# Taylor series vs. Fourier series

1. Nov 5, 2009

### jaejoon89

Is a Fourier series essentially the analogue to a Taylor series except expressing a function as trigs functions rather than as polynomials? Like the Taylor series, is it ok only for analytic functions, i.e. the remainder term goes to zero as n->infinity?

2. Nov 5, 2009

### jbunniii

A Taylor series has to be expanded around a specific point, and the coefficients consist of the derivatives of the function at that point: in particular, the function must be infinitely differentiable there. Convergence may be limited to a neighborhood of a certain radius around that point.

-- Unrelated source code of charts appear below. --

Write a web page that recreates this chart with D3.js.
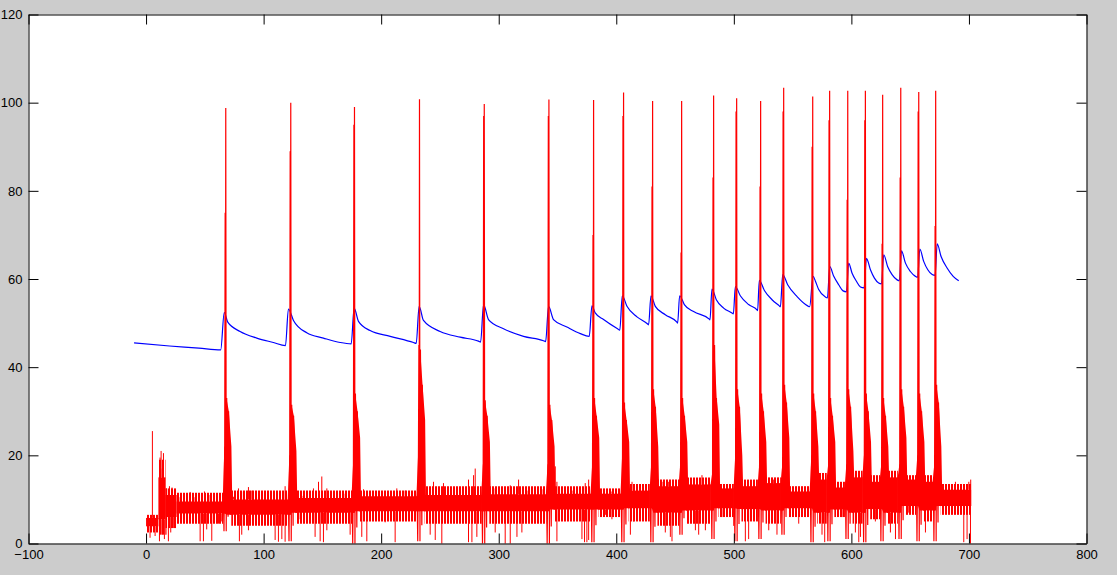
<!DOCTYPE html>
<html>
<head>
<meta charset="utf-8">
<script src="https://cdn.jsdelivr.net/npm/d3@7"></script>
<style>
  html, body { margin: 0; padding: 0; background: #cccccc; }
  svg { display: block; }
</style>
</head>
<body>
<script>
const xTicks = [-100, 0, 100, 200, 300, 400, 500, 600, 700, 800];
const yTicks = [0, 20, 40, 60, 80, 100, 120];

// blue trace (knots along the decays)
const blueX = [-10.2, 20, 45, 63.5, 66.5, 69.5, 80, 94.2, 108.3, 118.6,
  121.1, 125.4, 136.7, 150.9, 165.1, 174.5,
  177, 180.7, 190.6, 207.7, 227.5, 229.8,
  232.3, 236, 250.2, 267.2, 282.8, 284.6,
  287.1, 291.3, 304.1, 321.1, 338.1, 339.9,
  342.4, 346.6, 358, 369.4, 377,
  379.3, 382.1, 389.2, 401.1, 403,
  405.1, 409.1, 417.6, 426.7, 427.5,
  429.5, 433.2, 441.7, 451.6, 452.2,
  453.9, 457.9, 465.8, 479.1, 479.7,
  481.4, 485.1, 491.3, 498.4, 499.6,
  501.3, 505.5, 512.6, 519.7, 520.2,
  521.7, 526, 532.5, 538.7, 539.6,
  541.6, 545.8, 553.8, 562.8, 564.5,
  567.4, 569.4, 572.2, 577.9, 579.6,
  581.6, 585, 589.2, 592.9, 595.8,
  597.7, 600.6, 604.3, 607.7, 610.8,
  612.8, 616.2, 619.6, 623.2, 625.6,
  627.5, 630.9, 634.6, 638.9, 640.8,
  642.6, 646, 650.2, 654.5, 656.4,
  658.2, 661.5, 665, 668.7, 671.2,
  673, 676.3, 681.4, 686.6, 691.3];
const blueY = [45.5, 44.8, 44.3, 43.9, 52.4, 50.2, 48.1, 46.6, 45.6, 44.9,
  53.2, 50.6, 47.8, 46.6, 45.6, 45.3,
  53.4, 50.4, 48.3, 47.0, 45.6, 45.4,
  53.8, 50.6, 48.1, 46.8, 45.9, 45.7,
  54.2, 50.8, 48.7, 47.0, 46.0, 45.8,
  53.8, 50.8, 49.1, 47.6, 47.0,
  53.9, 52.3, 50.8, 48.7, 48.4,
  56.2, 53.8, 51.4, 49.8, 49.6,
  56.2, 53.8, 51.9, 50.2, 50.0,
  56.2, 54.2, 52.6, 50.9, 50.7,
  57.7, 55.3, 53.4, 52.3, 52.1,
  58.3, 56.2, 54.2, 53.0, 52.8,
  59.7, 57.4, 55.3, 53.9, 53.7,
  61.0, 58.7, 56.0, 53.9, 53.7,
  60.6, 59.5, 57.6, 55.9, 55.7,
  62.8, 60.6, 58.7, 57.3, 57.1,
  63.6, 61.3, 59.5, 58.2, 58.0,
  64.7, 62.1, 60.2, 59.1, 58.9,
  65.5, 62.8, 61.0, 59.8, 59.6,
  66.4, 63.6, 61.7, 60.6, 60.4,
  66.8, 64.0, 62.1, 61.0, 60.8,
  68.0, 65.1, 62.5, 60.6, 59.6];

// red trace: spikes
const spikeT = [67.8, 123.1, 177.3, 232.6, 287.7, 342.7, 380.7, 406.2, 430.9, 455.6, 482.8,
  502.4, 522.8, 542.4, 567.1, 581.5, 596.9, 611.9, 626.6, 642.0, 657.3, 671.7];
const spikePeak = [98.8, 100.0, 99.0, 100.8, 99.7, 100.7, 100.6, 102.3, 100.4, 100.4, 101.6,
  101.0, 100.4, 103.4, 101.4, 102.7, 102.7, 102.7, 101.8, 103.4, 102.4, 102.7];
const spikeRise = [75, 89, 95, 45, 97, 97, 70, 97, 81, 66, 83, 98, 81, 98, 90, 96, 78, 96, 68, 83, 98, 72];
const spikePre = [22, 20, 18, 20, 18, 18, 18, 20, 18, 18, 16, 20, 18, 18, 20, 18, 18, 20, 18, 18, 20, 18];
const spikeAdp = [33, 31.5, 34, 44, 32.5, 31.5, 33, 32, 35, 33, 45, 35, 34, 36, 34, 33, 35, 34, 33, 35, 34, 36];
const spikeMid = [30, 29, 30, 36, 29, 28, 29, 28, 31, 29, 33, 31, 30, 32, 30, 29, 31, 30, 29, 31, 30, 32];
const spikeTail = [22, 21, 24, 28, 23, 22, 24, 23, 22, 23, 27, 20, 23, 24, 22, 23, 21, 23, 22, 24, 23, 22];
const spikeDip = [2.8, 0.5, 0, 0.5, 0, 0, 0.3, 0.3, 0.3, 2, 1, 0.5, 1, 2, 0.3, 0.5, 1, 0.3, 0.5, 1, 0.5, 0.5];

// red trace: noise band between spikes (solid core and dense fringe)
const redSegStart = [0, 10.5, 16.5, 26, 72.5, 127.5, 181.5, 237, 292, 347, 385, 410.5, 435,
  460, 487, 506.5, 527, 546.5, 571, 585.5, 601, 616, 630.5, 646, 661.5, 676];
const redSegEnd = [10.5, 16.5, 26, 65.5, 121, 175.5, 230.5, 285.5, 340.5, 378.5, 404, 428.5, 453.5,
  480.5, 500, 520.5, 540, 565, 579, 594.5, 609.5, 624.5, 639.5, 655, 669.5, 702];
const redCoreLo = [3.9, 5.5, 6, 6.8, 6.5, 7, 7.3, 7.3, 7.3, 7.7, 7.7, 8, 7, 7.5, 8, 7.8, 7.5, 8,
  7, 7.7, 7, 7.8, 7, 8.5, 7.5, 8.5];
const redCoreHi = [5.8, 15, 11, 9.5, 10, 10.3, 10.7, 11, 11.2, 11.3, 11.3, 12, 13, 13.4, 12.5, 13,
  13.7, 11.8, 14.5, 12.7, 15, 14, 15, 14.5, 14, 12.2];
const redFringeLo = [2.5, 2, 3.5, 4.5, 4, 4.5, 5, 4.5, 4.5, 5, 6, 5, 4, 4.5, 6, 5, 4.5, 6,
  4.5, 6, 4.5, 5.5, 4.5, 6.5, 5, 6.5];
const redFringeHi = [6.5, 19, 12.5, 11.5, 12, 12, 12, 13, 13, 13, 12.5, 13.5, 14.5, 15, 13.5, 14.5,
  15, 13, 16, 14, 16.5, 15.5, 16.5, 15.5, 15.5, 13.5];

// red trace: single excursions above / below the band
const redUpX = [5.4, 11.9, 12.8, 14.8, 13.8, 17.6, 19.9, 22.1, 24.4, 29, 37.5, 41.7, 47.4, 49.7,
  54.5, 60.2, 74.3, 78.6, 82.8, 87.1, 90, 95.6, 104.1, 111.2, 118.3, 132.5, 142.4, 146.7, 149.5,
  153.8, 162.3, 169.4, 185, 193.5, 203.4, 213.3, 220.4, 244.5, 253, 264.4, 274.3, 278.6, 280,
  297, 309.8, 316.9, 324, 336.7, 348.1, 349.5, 362.3, 373.6, 376.5, 396.3, 413.4, 438.9, 444.6,
  472.9, 509.8, 533.9, 688.5, 699.9, 701.5];
const redUpY = [25.5, 19.5, 21, 20.5, 17, 12.5, 13, 12.7, 12, 10.5, 11.7, 10.5, 11.3, 11.8,
  11, 10.2, 10.6, 12.5, 11.8, 12.8, 12, 10.5, 11.8, 11, 13, 10.8, 12.5, 14, 15.2,
  12.5, 11, 11.3, 12.3, 11.5, 11, 12.5, 12, 14, 13.7, 11.5, 14.5, 15.5, 17,
  12.5, 13.2, 14.5, 12, 12.3, 17.5, 14, 12, 13.7, 14.5, 11.8, 14, 14, 14,
  15.5, 14, 14.5, 14, 14, 14.5];
const redDipX = [3.4, 7.7, 11.4, 13.4, 15.6, 17, 19, 21, 23.5, 31.8, 46, 48.8, 51.6, 55.9, 61.6,
  64.4, 79.4, 81.4, 87.1, 91.4, 101.3, 109.8, 112.6, 115.5, 118.3, 131.1, 143.8, 148.1, 150.9,
  153.8, 165.1, 173.6, 183.5, 187.8, 203.4, 211.9, 219, 229, 241.7, 246, 251.6, 261.6, 274.3,
  277.2, 281.4, 297, 305.5, 309.8, 315.5, 319.7, 338.2, 349.5, 359.4, 370.8, 373, 375, 376.5,
  390.7, 396.3, 412, 414.8, 441.7, 446, 447.4, 467.3, 470.1, 475.8, 489.9, 499.9, 509.8, 512.6,
  529.7, 536.7, 555.2, 560.9, 575, 577.3, 592.1, 603.4, 606.3, 607.7, 620.4, 633.2, 637.5,
  648.8, 663, 695.6, 698.4, 701.3];
const redDipY = [1.3, 1.7, 0.5, 2, 1, 2, 0.5, 2.5, 3.5, 5.5, 0.5, 0.5, 3.2, 0.6, 4.5,
  5, 0.5, 2, 3, 6, 5.5, 0.8, 0.4, 1, 0.4, 5.5, 1.5, 0.5, 0.3,
  3, 5.5, 2, 1.5, 0.5, 4.8, 0.3, 5.3, 6, 2, 0.8, 0, 5.5, 0.3,
  0.3, 1.5, 2.5, 0, 0, 1.5, 2.5, 5.5, 0.5, 5.5, 1, 0.3, 0.3, 0.8,
  6.5, 5.5, 2, 5, 2.5, 1.5, 0.5, 3, 2, 3, 6, 4, 0.5, 1,
  3, 2, 4.5, 6, 2, 0.3, 6, 2.5, 0.3, 1.5, 5, 2.5, 1,
  7, 2.5, 0.3, 1, 0];

const width = 1117;
const height = 575;
const plotLeft = 28.5;
const plotRight = 1086.5;
const plotTop = 14.5;
const plotBottom = 543.5;

const xScale = d3.scaleLinear().domain([-100, 800]).range([plotLeft, plotRight]);
const yScale = d3.scaleLinear().domain([0, 120]).range([plotBottom, plotTop]);

const svg = d3
  .select("body")
  .append("svg")
  .attr("width", width)
  .attr("height", height)
  .style("background", "#cccccc");

// dense vertical hatching stands in for the fast noise in the fringe
svg
  .append("defs")
  .append("pattern")
  .attr("id", "noise")
  .attr("patternUnits", "userSpaceOnUse")
  .attr("width", 3)
  .attr("height", 6)
  .append("rect")
  .attr("width", 2)
  .attr("height", 6)
  .attr("fill", "#ff0000");

svg
  .append("rect")
  .attr("x", plotLeft)
  .attr("y", plotTop)
  .attr("width", plotRight - plotLeft)
  .attr("height", plotBottom - plotTop)
  .attr("fill", "#ffffff");

const plot = svg.append("g");

// blue
const blueLine = d3
  .line()
  .x((d) => xScale(blueX[d]))
  .y((d) => yScale(blueY[d]))
  .curve(d3.curveMonotoneX);

plot
  .append("path")
  .attr("d", blueLine(d3.range(blueX.length)))
  .attr("fill", "none")
  .attr("stroke", "#0000ff")
  .attr("stroke-width", 1.2);

// red band
const segOf = (x) => {
  let best = 0;
  let bestD = Infinity;
  redSegStart.forEach((s, i) => {
    const e = redSegEnd[i];
    const d = x < s ? s - x : x > e ? x - e : 0;
    if (d < bestD) {
      bestD = d;
      best = i;
    }
  });
  return best;
};

const bandArea = d3
  .area()
  .x((d) => xScale(d[0]))
  .y0((d) => yScale(d[1]))
  .y1((d) => yScale(d[2]));

plot
  .selectAll("path.fringe")
  .data(redSegStart)
  .join("path")
  .attr("class", "fringe")
  .attr("d", (s, i) =>
    bandArea([
      [s, redFringeLo[i], redFringeHi[i]],
      [redSegEnd[i], redFringeLo[i], redFringeHi[i]],
    ])
  )
  .attr("fill", "url(#noise)");

plot
  .selectAll("path.band")
  .data(redSegStart)
  .join("path")
  .attr("class", "band")
  .attr("d", (s, i) =>
    bandArea([
      [s, redCoreLo[i], redCoreHi[i]],
      [redSegEnd[i], redCoreLo[i], redCoreHi[i]],
    ])
  )
  .attr("fill", "#ff0000");

// red excursions
const excursions = [
  ...redUpX.map((x, i) => [x, redCoreHi[segOf(x)], redUpY[i]]),
  ...redDipX.map((x, i) => [x, redCoreLo[segOf(x)], redDipY[i]]),
];

plot
  .selectAll("line.exc")
  .data(excursions)
  .join("line")
  .attr("class", "exc")
  .attr("x1", (d) => xScale(d[0]))
  .attr("x2", (d) => xScale(d[0]))
  .attr("y1", (d) => yScale(d[1]))
  .attr("y2", (d) => yScale(d[2]))
  .attr("stroke", "#ff0000")
  .attr("stroke-width", 1);

// red spikes: burst before, spike itself, and the after-potential block
plot
  .selectAll("path.adp")
  .data(spikeT)
  .join("path")
  .attr("class", "adp")
  .attr("d", (t, i) => {
    const pre = segOf(t - 3);
    const post = segOf(t + 7);
    return bandArea([
      [t - 2.6, redCoreLo[pre], redCoreHi[pre]],
      [t - 1.2, redCoreLo[pre], spikePre[i]],
      [t - 0.6, redCoreLo[pre], spikePre[i]],
      [t + 0.6, redCoreLo[post], spikeAdp[i]],
      [t + 2.6, redCoreLo[post], spikeMid[i]],
      [t + 4.8, redCoreLo[post], spikeTail[i]],
      [t + 5.5, redCoreLo[post], redCoreHi[post]],
    ]);
  })
  .attr("fill", "#ff0000");

const redLine = d3
  .line()
  .x((d) => xScale(d[0]))
  .y((d) => yScale(d[1]));

plot
  .selectAll("path.spike")
  .data(spikeT)
  .join("path")
  .attr("class", "spike")
  .attr("d", (t, i) => {
    const pre = segOf(t - 3);
    const post = segOf(t + 7);
    return redLine([
      [t - 2, redCoreHi[pre]],
      [t - 1.5, spikeDip[i]],
      [t - 0.9, spikePre[i]],
      [t - 0.5, spikeRise[i]],
      [t - 0.3, redCoreLo[pre]],
      [t, spikePeak[i]],
      [t + 0.4, spikeDip[i]],
      [t + 0.8, spikeAdp[i]],
      [t + 2.0, spikeDip[i] + redCoreLo[post] / 2],
      [t + 2.4, spikeMid[i]],
      [t + 4.2, redCoreLo[post]],
    ]);
  })
  .attr("fill", "none")
  .attr("stroke", "#ff0000")
  .attr("stroke-width", 1.2);

// axes: box with inward ticks on all four sides
const font = "'Liberation Sans', Arial, sans-serif";

const axes = [
  [d3.axisBottom(xScale).tickValues(xTicks), `translate(0 ${plotBottom})`],
  [d3.axisTop(xScale).tickValues(xTicks).tickFormat(""), `translate(0 ${plotTop})`],
  [d3.axisLeft(yScale).tickValues(yTicks), `translate(${plotLeft} 0)`],
  [d3.axisRight(yScale).tickValues(yTicks).tickFormat(""), `translate(${plotRight} 0)`],
];

axes.forEach(([axis, transform]) => {
  const g = svg
    .append("g")
    .attr("transform", transform)
    .call(axis.tickSizeInner(-10).tickSizeOuter(0).tickPadding(6));
  g.select(".domain").attr("stroke", "#000000").attr("stroke-width", 1);
  g.selectAll(".tick line").attr("stroke", "#000000");
  g.selectAll("text")
    .attr("fill", "#000000")
    .attr("font-family", font)
    .attr("font-size", 13);
});
</script>
</body>
</html>
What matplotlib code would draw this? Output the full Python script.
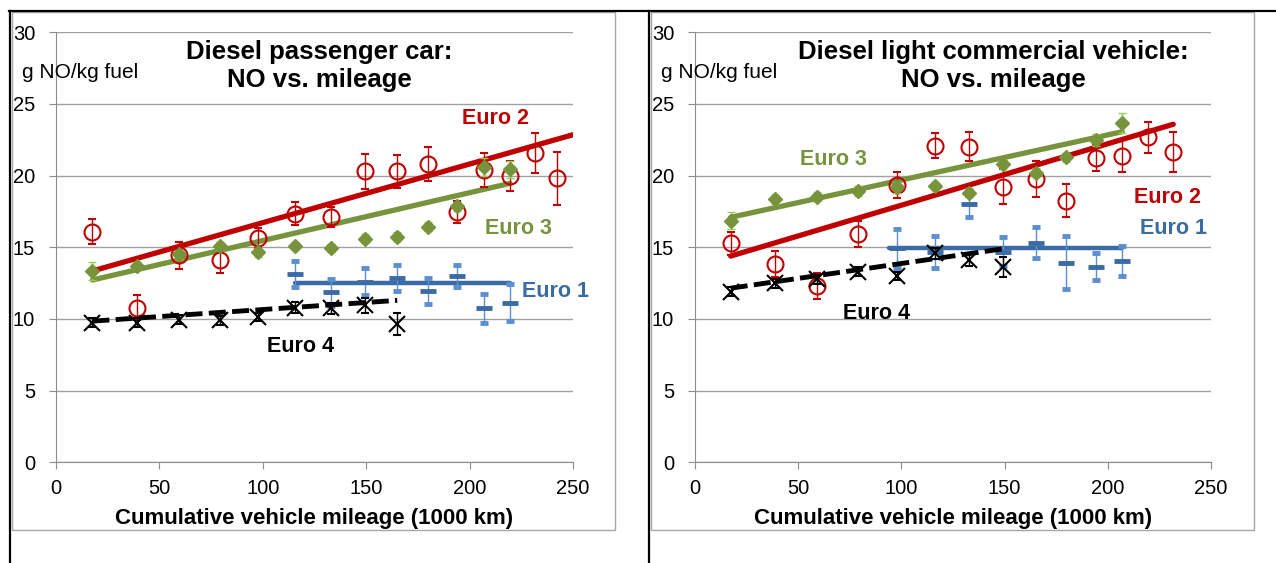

The Fourier series for a function is not dependent upon a specific point. A function need not be infinitely differentiable at any point (or even differentiable at all) to have a Fourier series. Every function that is integrable ($L^1$) has a formal Fourier series, i.e., the coefficients exist.

Mere continuity is sufficient to ensure convergence almost everywhere. More generally, if $f$ is any function in $L^p$ for $p > 1$, then the Fourier series for $f$ converges almost everywhere. (This is a very hard result that wasn't obtained until the late 1960s.) On the other hand, there exists an $L^1$ function whose Fourier series diverges at every point.

3. Nov 5, 2009

### lurflurf

The Taylor series is essentialy the Fourier series on a loop around the point of expansion.